Use StoneMIND Collector Web Interface

Cheminformatics Tutorials - Herong's Tutorial Examples

∟OCSR (Optical Chemical Structure Recognition)

∟Use StoneMIND Collector Web Interface

This section provides a tutorial example on how to use the StoneMIND Collector Web Interface to scan an entire patent PDF document of 181 pages and recognize all molecules using 'IUPAC' and 'OCSR' methods.

StoneMIND Collector Interface offers additional functionalities to do batch extraction of patents or essays. Here is what I did to try

1. Go to StoneMIND Collector Website at https://www.stonewise.cn/mol_product.

2. Click the "Web Interface" button. I see the signin/signup screen in Chinese.

3. Click "Signup" and fill in the form and click "Submit". I see the StoneMIND Collector Web interface.

4. Click Knowledge Base > Data Extraction. I see an empty project list.

5. Click "Create Project" and enter "Test" as the project name. I see no tasks in the new project.

6. Click "Create Task". I see a task window with 2 options: "Upload PDF" and "Paten Number".

7. Select "Patent Number" and enter "WO2001000214A1". I see a new task created. StoneMIND Collector is smart to find the PDF file of the given patent number from the Internet automatically.
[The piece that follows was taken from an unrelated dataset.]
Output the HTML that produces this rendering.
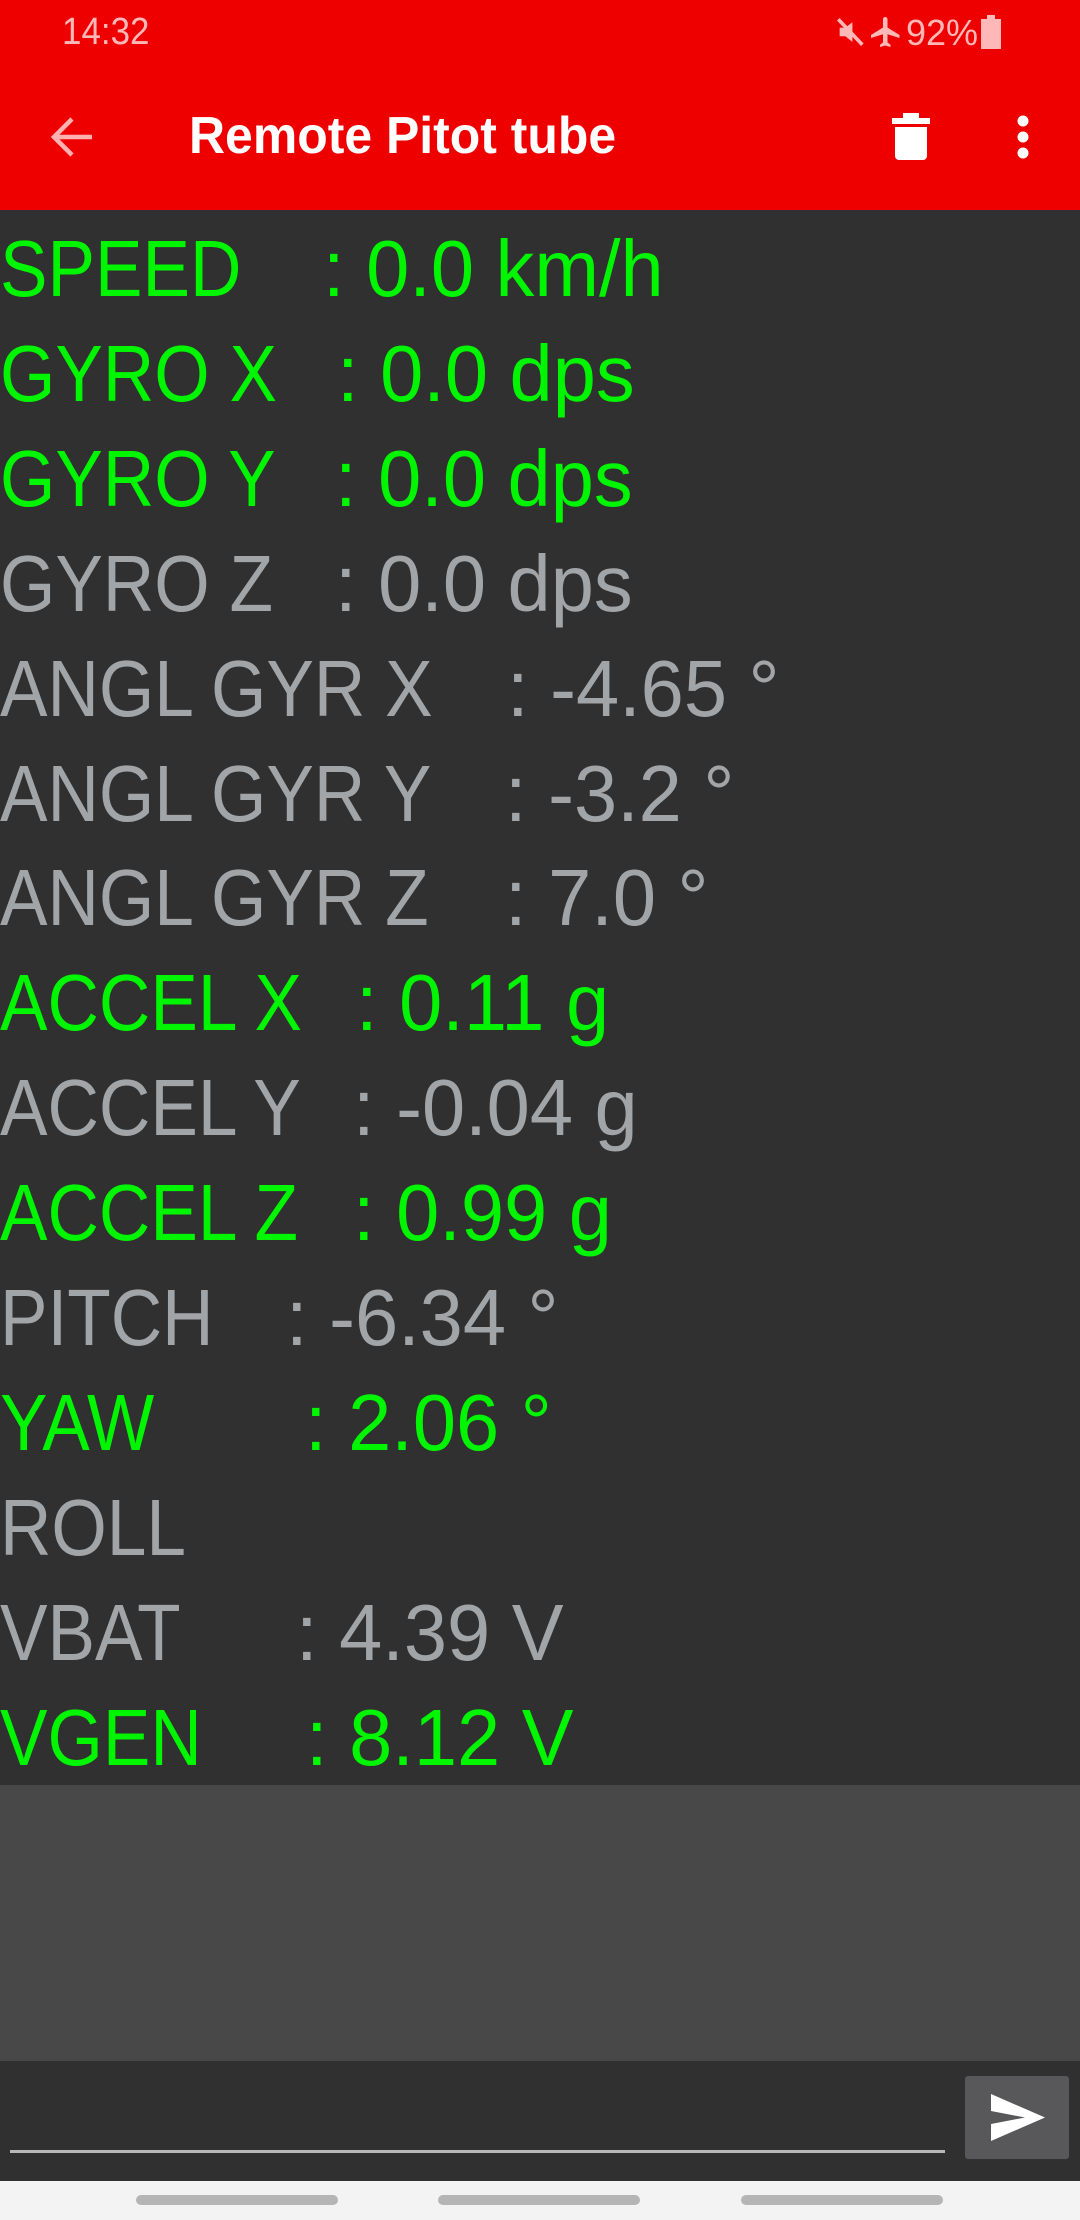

8. Click "Extract" on the task and select both "IUPAC" and "OCSR" methods. I see that StoneMIND Collector starts to scan the PDF file and extracts molecule structures.

11. Click "View" after the extraction process is completed, which may take some time. I see 188 molecules extracted from OCSR method and 189 from IUPAC method.

12. Go to page 6 in the PDF panel on the left. And click the first molecule diagram. I see the resulting molecule structure displayed on the right. It looks more accurate than the result done by StoneMIND Collector client. The top ring is complete and only mislabeled X2 and X3 atoms.

13. Inspect each extracted molecule and correct any mistakes as you see.

14. Click "Download" to save all extracted molecules to a local file.

Here is a summary of my StoneMIND Collector Web interface task:

Patent Number: WO2001000214A1
Patent Year: 2001
PDF Pages: 181
Molecules by OCSR: 188
Molecules by IUPAC: 189
Extraction Time in Minutes: 74
Seconds per Page: 25